--- start ---

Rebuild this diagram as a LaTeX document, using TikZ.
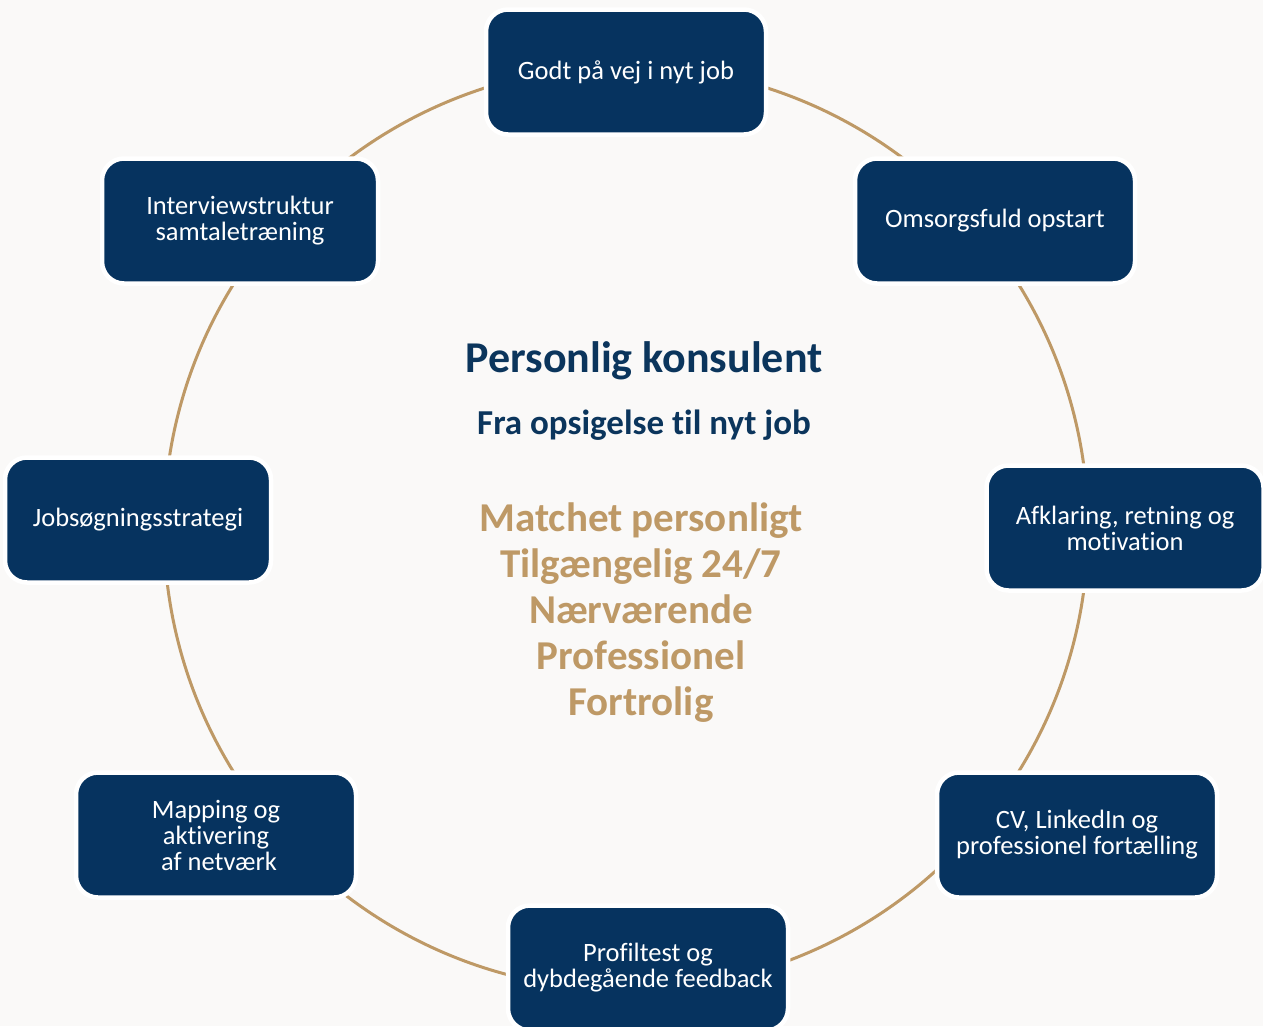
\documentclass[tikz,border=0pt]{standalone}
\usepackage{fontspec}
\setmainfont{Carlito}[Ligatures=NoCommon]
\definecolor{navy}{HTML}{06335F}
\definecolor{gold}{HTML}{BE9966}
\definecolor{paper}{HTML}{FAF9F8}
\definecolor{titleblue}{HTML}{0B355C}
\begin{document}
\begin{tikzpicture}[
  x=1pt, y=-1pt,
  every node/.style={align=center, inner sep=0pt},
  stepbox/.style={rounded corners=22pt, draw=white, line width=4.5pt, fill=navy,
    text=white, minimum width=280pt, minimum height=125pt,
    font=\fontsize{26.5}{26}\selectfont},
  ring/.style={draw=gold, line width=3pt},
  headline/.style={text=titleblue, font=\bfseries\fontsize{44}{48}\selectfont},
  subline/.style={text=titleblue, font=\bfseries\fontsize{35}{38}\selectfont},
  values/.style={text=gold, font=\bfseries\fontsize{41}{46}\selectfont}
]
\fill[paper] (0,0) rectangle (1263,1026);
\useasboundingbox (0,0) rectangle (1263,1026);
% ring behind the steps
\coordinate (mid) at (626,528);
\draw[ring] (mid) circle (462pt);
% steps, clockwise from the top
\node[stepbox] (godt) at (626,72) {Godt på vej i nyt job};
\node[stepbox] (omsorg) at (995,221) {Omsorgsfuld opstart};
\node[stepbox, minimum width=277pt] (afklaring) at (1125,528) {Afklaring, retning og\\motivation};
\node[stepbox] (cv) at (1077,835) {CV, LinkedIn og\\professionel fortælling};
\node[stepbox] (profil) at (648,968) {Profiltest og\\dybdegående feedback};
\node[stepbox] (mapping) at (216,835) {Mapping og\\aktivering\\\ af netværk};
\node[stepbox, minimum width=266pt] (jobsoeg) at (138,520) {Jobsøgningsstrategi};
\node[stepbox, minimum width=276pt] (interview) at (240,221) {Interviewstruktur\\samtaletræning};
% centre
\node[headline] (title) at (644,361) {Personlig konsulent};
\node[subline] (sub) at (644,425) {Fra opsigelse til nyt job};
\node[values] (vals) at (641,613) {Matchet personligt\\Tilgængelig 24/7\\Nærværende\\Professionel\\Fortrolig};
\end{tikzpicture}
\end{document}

--- end ---
--- start ---

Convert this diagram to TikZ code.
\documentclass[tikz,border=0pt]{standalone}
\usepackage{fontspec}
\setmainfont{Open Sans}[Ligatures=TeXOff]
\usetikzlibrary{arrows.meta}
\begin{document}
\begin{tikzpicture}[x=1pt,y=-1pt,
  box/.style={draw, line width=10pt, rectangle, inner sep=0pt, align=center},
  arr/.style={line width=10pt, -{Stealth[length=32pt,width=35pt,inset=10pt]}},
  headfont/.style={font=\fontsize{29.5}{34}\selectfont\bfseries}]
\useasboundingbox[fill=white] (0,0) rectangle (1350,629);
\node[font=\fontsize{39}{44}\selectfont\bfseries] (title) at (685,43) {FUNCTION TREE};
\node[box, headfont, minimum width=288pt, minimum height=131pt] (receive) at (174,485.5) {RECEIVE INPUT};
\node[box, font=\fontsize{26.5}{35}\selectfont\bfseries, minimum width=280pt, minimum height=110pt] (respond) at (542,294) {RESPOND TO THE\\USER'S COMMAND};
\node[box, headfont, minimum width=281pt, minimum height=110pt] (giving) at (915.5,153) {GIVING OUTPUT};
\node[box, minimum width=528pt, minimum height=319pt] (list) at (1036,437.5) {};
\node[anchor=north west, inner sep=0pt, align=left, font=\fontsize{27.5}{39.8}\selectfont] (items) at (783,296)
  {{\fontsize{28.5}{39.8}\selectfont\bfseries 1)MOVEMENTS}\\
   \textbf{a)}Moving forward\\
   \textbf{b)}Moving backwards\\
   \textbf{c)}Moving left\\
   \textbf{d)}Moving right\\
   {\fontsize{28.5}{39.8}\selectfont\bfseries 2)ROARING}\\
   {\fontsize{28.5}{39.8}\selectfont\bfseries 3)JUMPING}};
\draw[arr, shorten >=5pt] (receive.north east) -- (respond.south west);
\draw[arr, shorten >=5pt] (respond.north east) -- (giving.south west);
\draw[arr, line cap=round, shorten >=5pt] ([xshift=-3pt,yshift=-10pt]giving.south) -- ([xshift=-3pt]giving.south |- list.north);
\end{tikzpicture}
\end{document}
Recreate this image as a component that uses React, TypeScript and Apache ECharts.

--- end ---
--- start ---

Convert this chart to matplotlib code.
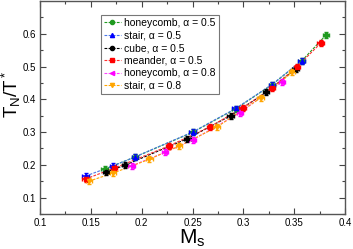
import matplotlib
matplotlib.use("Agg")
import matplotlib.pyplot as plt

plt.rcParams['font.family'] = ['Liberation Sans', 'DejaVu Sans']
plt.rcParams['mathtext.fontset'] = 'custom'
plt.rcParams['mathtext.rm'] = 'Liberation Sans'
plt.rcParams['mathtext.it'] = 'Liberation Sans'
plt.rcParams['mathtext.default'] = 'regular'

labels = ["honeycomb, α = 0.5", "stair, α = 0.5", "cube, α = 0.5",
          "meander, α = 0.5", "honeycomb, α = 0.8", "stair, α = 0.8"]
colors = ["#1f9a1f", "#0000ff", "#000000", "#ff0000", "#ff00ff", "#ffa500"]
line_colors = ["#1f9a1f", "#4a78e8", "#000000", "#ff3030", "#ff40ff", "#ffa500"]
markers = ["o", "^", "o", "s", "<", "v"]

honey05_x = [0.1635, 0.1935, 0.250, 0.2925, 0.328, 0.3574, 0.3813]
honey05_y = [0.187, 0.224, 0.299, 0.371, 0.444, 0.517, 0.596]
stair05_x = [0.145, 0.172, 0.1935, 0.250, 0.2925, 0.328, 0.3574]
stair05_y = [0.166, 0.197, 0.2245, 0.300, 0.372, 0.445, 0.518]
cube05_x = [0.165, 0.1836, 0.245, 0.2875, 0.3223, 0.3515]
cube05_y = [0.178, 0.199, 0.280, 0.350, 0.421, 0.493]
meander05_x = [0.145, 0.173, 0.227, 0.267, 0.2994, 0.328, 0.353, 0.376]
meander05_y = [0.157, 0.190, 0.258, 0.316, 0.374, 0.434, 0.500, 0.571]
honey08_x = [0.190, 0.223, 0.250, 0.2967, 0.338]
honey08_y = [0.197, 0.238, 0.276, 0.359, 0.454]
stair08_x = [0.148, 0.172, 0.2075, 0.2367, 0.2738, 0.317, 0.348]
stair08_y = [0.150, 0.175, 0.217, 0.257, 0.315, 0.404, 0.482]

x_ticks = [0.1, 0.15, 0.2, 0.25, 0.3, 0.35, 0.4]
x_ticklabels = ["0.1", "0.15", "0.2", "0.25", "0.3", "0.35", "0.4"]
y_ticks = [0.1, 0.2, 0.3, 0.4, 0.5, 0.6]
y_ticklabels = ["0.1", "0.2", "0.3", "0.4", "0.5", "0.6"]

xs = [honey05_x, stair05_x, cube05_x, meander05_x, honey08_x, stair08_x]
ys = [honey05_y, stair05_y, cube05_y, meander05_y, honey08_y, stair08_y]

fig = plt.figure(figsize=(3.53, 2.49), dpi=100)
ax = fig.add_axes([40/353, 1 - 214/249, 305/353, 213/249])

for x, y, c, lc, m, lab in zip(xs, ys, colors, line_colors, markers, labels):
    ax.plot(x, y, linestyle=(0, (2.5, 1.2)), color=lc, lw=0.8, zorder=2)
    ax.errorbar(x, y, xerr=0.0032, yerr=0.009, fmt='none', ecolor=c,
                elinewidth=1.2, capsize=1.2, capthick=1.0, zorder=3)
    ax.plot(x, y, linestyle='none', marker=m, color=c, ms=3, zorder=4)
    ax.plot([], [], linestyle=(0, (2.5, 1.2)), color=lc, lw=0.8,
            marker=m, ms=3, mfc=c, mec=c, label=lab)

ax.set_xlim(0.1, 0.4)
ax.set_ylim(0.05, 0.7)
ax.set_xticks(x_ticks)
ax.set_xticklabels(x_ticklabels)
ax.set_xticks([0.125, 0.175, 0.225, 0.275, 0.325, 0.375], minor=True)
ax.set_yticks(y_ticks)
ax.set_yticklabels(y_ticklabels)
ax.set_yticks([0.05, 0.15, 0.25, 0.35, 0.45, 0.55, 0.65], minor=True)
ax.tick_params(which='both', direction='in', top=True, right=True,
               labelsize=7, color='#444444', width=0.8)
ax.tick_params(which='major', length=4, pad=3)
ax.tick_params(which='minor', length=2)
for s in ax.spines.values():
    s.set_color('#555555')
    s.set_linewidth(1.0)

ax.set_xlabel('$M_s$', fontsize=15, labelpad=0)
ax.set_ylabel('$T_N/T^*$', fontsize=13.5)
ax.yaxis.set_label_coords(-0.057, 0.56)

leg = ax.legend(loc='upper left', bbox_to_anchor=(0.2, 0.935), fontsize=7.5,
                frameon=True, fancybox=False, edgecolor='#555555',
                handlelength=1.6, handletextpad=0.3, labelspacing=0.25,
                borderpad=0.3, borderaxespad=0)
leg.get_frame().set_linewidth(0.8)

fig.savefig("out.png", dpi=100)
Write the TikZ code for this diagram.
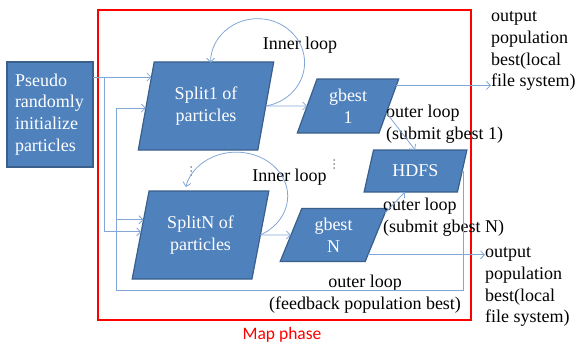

--- end ---

SHORT EXERCISE: Reproduce, starting at the line containing "Convert this chart to matplotlib code." and stopping after the line containing "plt.rcParams['mathtext.default'] = 'regular'", each of those lines exactly and no others; leave pictures out.

FULL OUTPUT:
Convert this chart to matplotlib code.
import matplotlib
matplotlib.use("Agg")
import matplotlib.pyplot as plt

plt.rcParams['font.family'] = ['Liberation Sans', 'DejaVu Sans']
plt.rcParams['mathtext.fontset'] = 'custom'
plt.rcParams['mathtext.rm'] = 'Liberation Sans'
plt.rcParams['mathtext.it'] = 'Liberation Sans'
plt.rcParams['mathtext.default'] = 'regular'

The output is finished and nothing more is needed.